By CHRIS EBERHART
Katy Keohane Glassberg will move over one seat on the dais during Rye City Board of Education meetings as the former vice president succeeds recently-retired board president Laura Slack, who stepped down following the end of the 2014-2015 school year after nine years on the board.
“The school district is in excellent hands with Katy Glassberg at the helm,” Slack told the Review this week. “She has excellent judgment, is intelligent, a great communicator and a dedicated, hard worker. The district and the community are fortunate to have her leading the school board.”
Keohane Glassberg, 47, is a retired litigation attorney in her professional life and is entering her sixth year on the school board. During her time on the board, Glassberg served as the vice president for the past three years, chaired the Policy, Facilities, and Health and Safety committees, served on the Management and Curriculum councils and served on the Technology, K-12 Science, Civility Initiative and Safe Routes to Schools committees.

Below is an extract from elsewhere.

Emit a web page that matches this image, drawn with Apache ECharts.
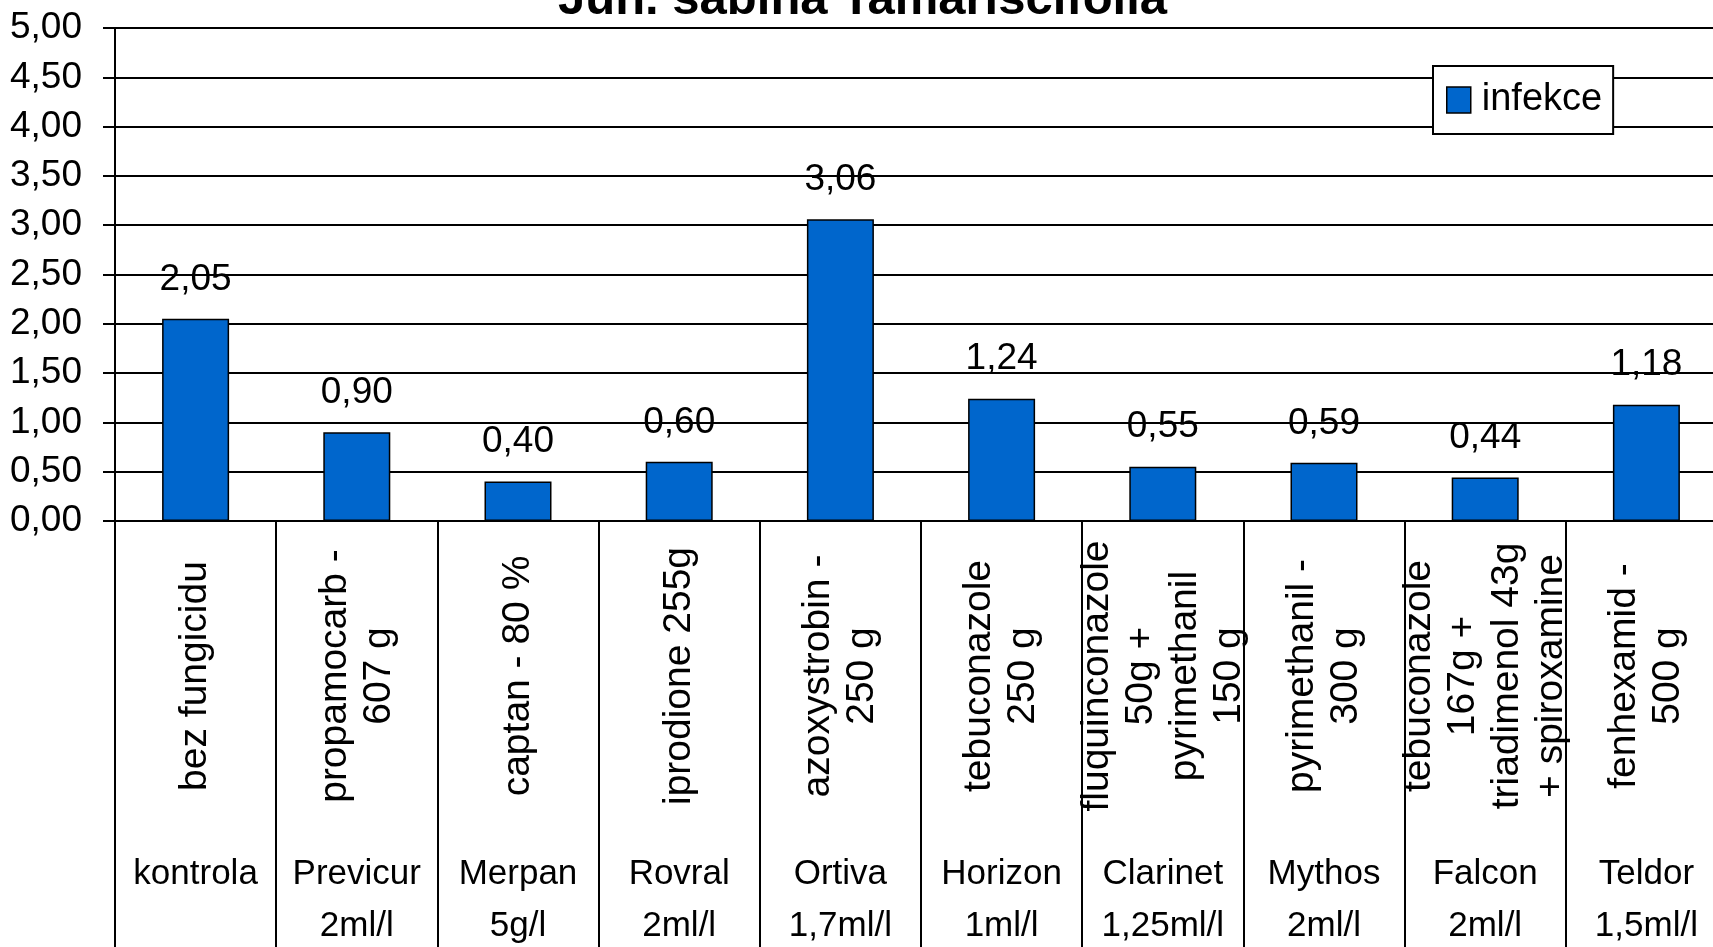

“I’m gratified in the confidence that my board members had in me to elect me president,” Keohane Glassberg said regarding the unanimous vote of her colleagues. “And I was lucky to serve as Laura [Slack’s] vice president for these past three years. Laura [Slack] is incredible, and I’ve had great training in being a board officer.”
Keohane Glassberg, whose first meeting as school board president was on July 1, said the school district is currently in a good place after finalizing collective bargaining agreements with two unions—the Rye Administrator Association and the Rye Teachers Association-Secretarial, Clerical, School Nurse and Computer Aide Unit—and passing the school budget by more than 70 percent of the vote.

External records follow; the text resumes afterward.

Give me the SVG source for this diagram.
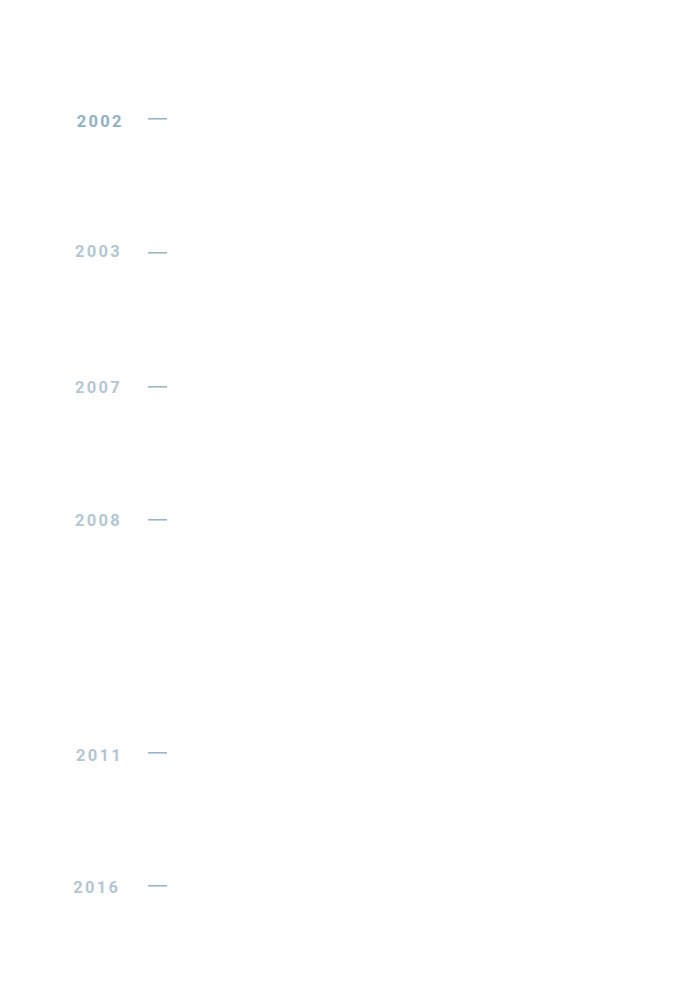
<svg xmlns="http://www.w3.org/2000/svg" width="681" height="989" viewBox="0 0 681 989">
<style>
.yr{font-family:Roboto,"Liberation Sans",sans-serif;font-size:16.5px;font-weight:700;letter-spacing:2.3px;fill:#b3c7d3}
.yr.cur{fill:#8fb1c5}
.tick{stroke:#8fb3c7;stroke-width:1.5}
</style>
<rect width="681" height="989" fill="#ffffff"/>
<g id="y2002"><text class="yr cur" x="76.7" y="126.7">2002</text></g>
<g id="y2003"><text class="yr" x="75" y="257.3">2003</text></g>
<g id="y2007"><text class="yr" x="75" y="392.7">2007</text></g>
<g id="y2008"><text class="yr" x="75" y="525.7">2008</text></g>
<g id="y2011"><text class="yr" x="76" y="761.3">2011</text></g>
<g id="y2016"><text class="yr" x="73.3" y="893">2016</text></g>
<g id="connectors">
<line class="tick" x1="148" y1="118.8" x2="167" y2="118.8"/>
<line class="tick" x1="148" y1="252.8" x2="167" y2="252.8"/>
<line class="tick" x1="148" y1="386.8" x2="167" y2="386.8"/>
<line class="tick" x1="148" y1="519.8" x2="167" y2="519.8"/>
<line class="tick" x1="148" y1="752.8" x2="167" y2="752.8"/>
<line class="tick" x1="148" y1="885.8" x2="167" y2="885.8"/>
</g>
</svg>
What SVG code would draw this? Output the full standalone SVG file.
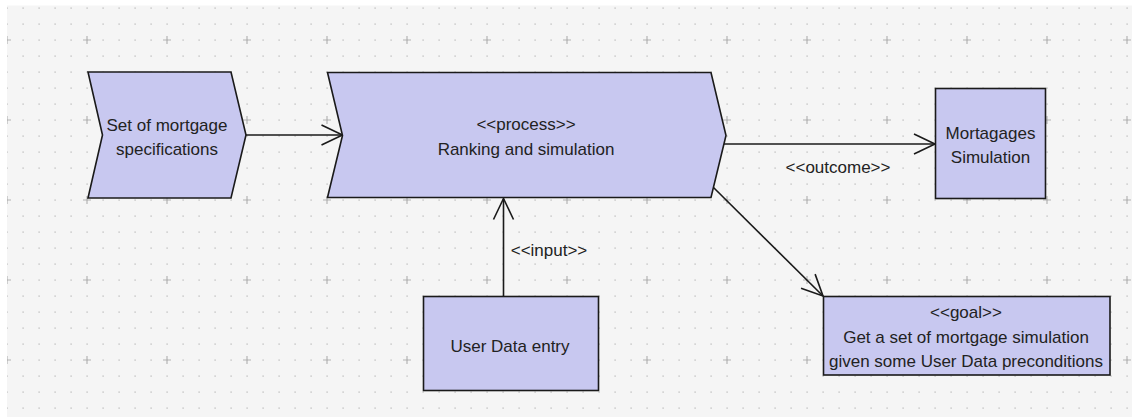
<svg xmlns="http://www.w3.org/2000/svg" width="1132" height="417" viewBox="0 0 1132 417">
  <style>
    .node { fill: #c8c8f0; stroke: #1a1a1a; stroke-width: 1.6; stroke-linejoin: miter; }
    .label { font-family: "Liberation Sans", Arial, sans-serif; font-size: 17px; fill: #222; text-anchor: middle; }
    .edge { fill: none; stroke: #1a1a1a; stroke-width: 1.6; }
  </style>
  <defs>
    <!-- fine dot grid, 16px pitch -->
    <pattern id="dots" x="7" y="8" width="16" height="16" patternUnits="userSpaceOnUse">
      <rect x="-0.6" y="-0.6" width="1.4" height="1.4" fill="#c4c4c4"/>
      <rect x="15.4" y="-0.6" width="1.4" height="1.4" fill="#c4c4c4"/>
      <rect x="-0.6" y="15.4" width="1.4" height="1.4" fill="#c4c4c4"/>
      <rect x="15.4" y="15.4" width="1.4" height="1.4" fill="#c4c4c4"/>
    </pattern>
    <!-- major crosses, 80px pitch -->
    <pattern id="crosses" x="7" y="40" width="80" height="80" patternUnits="userSpaceOnUse">
      <path d="M-4,0 H4 M0,-4 V4 M76,0 H84 M80,-4 V4 M-4,80 H4 M0,76 V84 M76,80 H84 M80,76 V84" stroke="#b4b4b4" stroke-width="1.2"/>
    </pattern>
    <marker id="open-arrow" markerUnits="userSpaceOnUse" markerWidth="30" markerHeight="30" viewBox="-25 -15 30 30" refX="0" refY="0" orient="auto">
      <path d="M-21,-10 L0,0 L-21,10" fill="none" stroke="#1a1a1a" stroke-width="1.6"/>
    </marker>
  </defs>

  <!-- canvas -->
  <rect x="0" y="0" width="1132" height="417" fill="#ffffff"/>
  <rect x="7" y="5.5" width="1125" height="411.5" fill="#f5f5f5"/>
  <rect x="7" y="5.5" width="1125" height="411.5" fill="url(#dots)"/>
  <rect x="7" y="5.5" width="1125" height="411.5" fill="url(#crosses)"/>

  <!-- connectors -->
  <g id="connectors">
    <line class="edge" x1="246" y1="135" x2="342.5" y2="135" marker-end="url(#open-arrow)"/>
    <line class="edge" x1="724" y1="144" x2="935" y2="144" marker-end="url(#open-arrow)"/>
    <text class="label" x="838" y="172.5">&lt;&lt;outcome&gt;&gt;</text>
    <line class="edge" x1="503.5" y1="296" x2="503.5" y2="198.5" marker-end="url(#open-arrow)"/>
    <text class="label" x="549" y="256">&lt;&lt;input&gt;&gt;</text>
    <line class="edge" x1="713" y1="187" x2="823" y2="296" marker-end="url(#open-arrow)"/>
  </g>

  <g id="mortgage-specifications">
    <polygon class="node" points="88,72 231,72 246,135 231,198 88,198 102.5,135"/>
    <text class="label" x="167" y="131">Set of mortgage</text>
    <text class="label" x="167" y="155">specifications</text>
  </g>

  <g id="ranking-process">
    <polygon class="node" points="327.5,72.5 711,72.5 726,135.5 711,197.5 327.5,197.5 342.5,135.5"/>
    <text class="label" x="526" y="130">&lt;&lt;process&gt;&gt;</text>
    <text class="label" x="526" y="154.5">Ranking and simulation</text>
  </g>

  <g id="mortgages-simulation">
    <rect class="node" x="935.5" y="88.5" width="110" height="110"/>
    <text class="label" x="990.5" y="139">Mortagages</text>
    <text class="label" x="990.5" y="163">Simulation</text>
  </g>

  <g id="user-data-entry">
    <rect class="node" x="423.5" y="296.5" width="175" height="94"/>
    <text class="label" x="510" y="351.5">User Data entry</text>
  </g>

  <g id="goal">
    <rect class="node" x="823.5" y="296.5" width="286.5" height="78.5"/>
    <text class="label" x="966" y="318">&lt;&lt;goal&gt;&gt;</text>
    <text class="label" x="966" y="343">Get a set of mortgage simulation</text>
    <text class="label" x="966" y="367">given some User Data preconditions</text>
  </g>
</svg>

But looming is the possibility of a zero percent tax levy cap for New York state schools, which means school districts wouldn’t be able to increase their budgets in order to remain under the state-mandated tax cap.
According to a recent report by the New York State Educational Conference Board, a coalition of seven leading statewide education organizations representing parents, teachers, administrators and school boards, the state-mandated tax cap levy increase would be zero for the 2016-2017 school year, based on the first four months of the consumer price index and projections by the state Division of the Budget.

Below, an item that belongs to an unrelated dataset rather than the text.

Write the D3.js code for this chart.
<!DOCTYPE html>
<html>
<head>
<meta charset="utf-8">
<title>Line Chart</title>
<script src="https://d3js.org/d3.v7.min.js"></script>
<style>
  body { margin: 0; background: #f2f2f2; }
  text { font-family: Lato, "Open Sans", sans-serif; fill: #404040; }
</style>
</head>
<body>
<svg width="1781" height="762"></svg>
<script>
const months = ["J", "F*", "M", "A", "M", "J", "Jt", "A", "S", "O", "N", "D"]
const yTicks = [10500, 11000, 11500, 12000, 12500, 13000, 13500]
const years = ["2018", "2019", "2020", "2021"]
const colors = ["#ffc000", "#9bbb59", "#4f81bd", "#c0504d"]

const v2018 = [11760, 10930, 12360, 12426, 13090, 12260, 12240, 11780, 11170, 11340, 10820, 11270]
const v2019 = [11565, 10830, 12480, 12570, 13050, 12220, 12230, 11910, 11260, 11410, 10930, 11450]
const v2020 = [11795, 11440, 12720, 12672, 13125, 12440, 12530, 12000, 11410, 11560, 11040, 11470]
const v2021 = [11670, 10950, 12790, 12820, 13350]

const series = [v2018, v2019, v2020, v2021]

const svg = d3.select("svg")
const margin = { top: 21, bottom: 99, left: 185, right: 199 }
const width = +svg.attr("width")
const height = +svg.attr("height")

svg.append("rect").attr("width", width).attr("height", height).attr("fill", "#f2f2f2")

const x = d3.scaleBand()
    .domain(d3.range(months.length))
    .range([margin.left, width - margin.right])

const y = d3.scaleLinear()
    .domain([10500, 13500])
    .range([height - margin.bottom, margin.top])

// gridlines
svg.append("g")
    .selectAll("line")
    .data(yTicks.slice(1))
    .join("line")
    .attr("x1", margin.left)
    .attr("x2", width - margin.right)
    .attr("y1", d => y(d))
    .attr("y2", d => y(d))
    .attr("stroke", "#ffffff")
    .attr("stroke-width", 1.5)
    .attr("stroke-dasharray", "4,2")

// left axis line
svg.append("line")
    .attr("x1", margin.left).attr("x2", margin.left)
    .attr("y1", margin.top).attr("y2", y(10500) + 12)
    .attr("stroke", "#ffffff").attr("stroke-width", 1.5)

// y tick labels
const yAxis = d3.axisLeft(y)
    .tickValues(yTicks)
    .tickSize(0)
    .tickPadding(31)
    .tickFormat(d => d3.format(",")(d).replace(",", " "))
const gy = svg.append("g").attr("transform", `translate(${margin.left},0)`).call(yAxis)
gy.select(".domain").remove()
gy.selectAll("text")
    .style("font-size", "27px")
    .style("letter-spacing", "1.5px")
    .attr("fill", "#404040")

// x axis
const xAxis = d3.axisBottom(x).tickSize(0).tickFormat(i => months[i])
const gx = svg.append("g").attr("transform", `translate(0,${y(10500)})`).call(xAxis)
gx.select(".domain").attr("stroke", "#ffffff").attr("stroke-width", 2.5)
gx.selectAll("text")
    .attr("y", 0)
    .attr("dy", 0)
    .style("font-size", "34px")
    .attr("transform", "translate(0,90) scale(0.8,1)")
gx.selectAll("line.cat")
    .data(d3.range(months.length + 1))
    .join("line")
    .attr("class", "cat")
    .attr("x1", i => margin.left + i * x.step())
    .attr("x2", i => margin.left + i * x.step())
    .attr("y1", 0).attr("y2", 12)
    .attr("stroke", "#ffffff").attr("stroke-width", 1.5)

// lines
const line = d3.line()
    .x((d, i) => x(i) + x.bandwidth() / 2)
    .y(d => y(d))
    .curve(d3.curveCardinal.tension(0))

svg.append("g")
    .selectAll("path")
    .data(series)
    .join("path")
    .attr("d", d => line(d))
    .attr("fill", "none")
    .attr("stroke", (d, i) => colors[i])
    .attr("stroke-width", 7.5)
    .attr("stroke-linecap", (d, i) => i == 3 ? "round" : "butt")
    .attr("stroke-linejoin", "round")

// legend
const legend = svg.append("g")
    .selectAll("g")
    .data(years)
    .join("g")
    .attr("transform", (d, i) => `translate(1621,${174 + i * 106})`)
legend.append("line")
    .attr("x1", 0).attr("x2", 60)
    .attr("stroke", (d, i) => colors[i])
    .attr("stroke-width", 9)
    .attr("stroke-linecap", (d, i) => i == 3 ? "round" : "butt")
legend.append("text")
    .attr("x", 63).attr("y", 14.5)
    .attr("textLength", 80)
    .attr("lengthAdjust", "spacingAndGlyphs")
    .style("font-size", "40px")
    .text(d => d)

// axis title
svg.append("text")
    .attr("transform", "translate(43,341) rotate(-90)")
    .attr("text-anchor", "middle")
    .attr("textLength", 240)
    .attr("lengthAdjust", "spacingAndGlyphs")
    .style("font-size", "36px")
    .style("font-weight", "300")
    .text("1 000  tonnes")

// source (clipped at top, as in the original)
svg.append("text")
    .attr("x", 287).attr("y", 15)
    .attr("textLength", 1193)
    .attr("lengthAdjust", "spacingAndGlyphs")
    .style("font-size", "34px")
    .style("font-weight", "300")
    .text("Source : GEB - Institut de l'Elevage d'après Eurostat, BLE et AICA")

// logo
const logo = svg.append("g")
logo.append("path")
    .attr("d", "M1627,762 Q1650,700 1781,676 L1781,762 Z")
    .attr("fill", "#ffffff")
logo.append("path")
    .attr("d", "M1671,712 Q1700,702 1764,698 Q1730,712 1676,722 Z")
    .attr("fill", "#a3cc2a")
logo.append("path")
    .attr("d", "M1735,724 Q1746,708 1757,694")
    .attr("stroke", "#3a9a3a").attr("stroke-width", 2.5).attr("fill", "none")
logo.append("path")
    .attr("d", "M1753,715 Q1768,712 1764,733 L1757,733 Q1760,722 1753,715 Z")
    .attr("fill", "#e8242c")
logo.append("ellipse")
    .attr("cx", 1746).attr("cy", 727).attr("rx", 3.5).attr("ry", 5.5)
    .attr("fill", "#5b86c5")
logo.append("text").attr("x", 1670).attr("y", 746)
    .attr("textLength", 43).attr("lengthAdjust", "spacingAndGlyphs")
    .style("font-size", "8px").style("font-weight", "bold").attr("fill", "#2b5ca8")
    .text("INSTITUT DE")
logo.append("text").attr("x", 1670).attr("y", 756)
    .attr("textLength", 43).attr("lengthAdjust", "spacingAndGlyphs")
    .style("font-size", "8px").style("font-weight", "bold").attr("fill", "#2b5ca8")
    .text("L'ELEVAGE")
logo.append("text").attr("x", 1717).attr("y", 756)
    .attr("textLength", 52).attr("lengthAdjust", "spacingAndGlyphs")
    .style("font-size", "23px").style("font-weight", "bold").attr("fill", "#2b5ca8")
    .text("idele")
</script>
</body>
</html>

“My number one goal is the same as everyone else’s on the board and that is to ensure Rye schools continue to be as vigorous and excellent as Rye is known for,” Keohane Glassberg said. “And that’s been difficult with the tax cap and the unfunded mandates. And the possibility of a zero percent tax cap is worrying. It has all the districts worrying.”
Looking toward the 2015-2016 school year and beyond, Keohane Glassberg said her focus will be to continue the school district’s efforts in the areas of technology and communication with the community.
Last year, the school district experienced denial of service attacks, which are malicious attempts to make a server or a network resource unavailable to users by temporarily interrupting or suspending the services of a host connected to the internet. To fix the problem, Keohane Glassberg said the school board hired Edu Tek to manage the network and make upgrades to the security over the summer.
Keohane Glassberg has been a Rye resident for 20 years. She has one child in the schools and another who graduated from Rye High School in 2015.
Also assuming a new role on the Board of Education is Chris Repetto, who was elected vice president for the upcoming school year. Repetto, 48, said being elected to the position by the other school board trustees is “an honor, privilege and great responsibility.”
“We have an extremely well-balanced, unified and cooperative team in place, and I am deeply appreciative of their faith in me,” he said.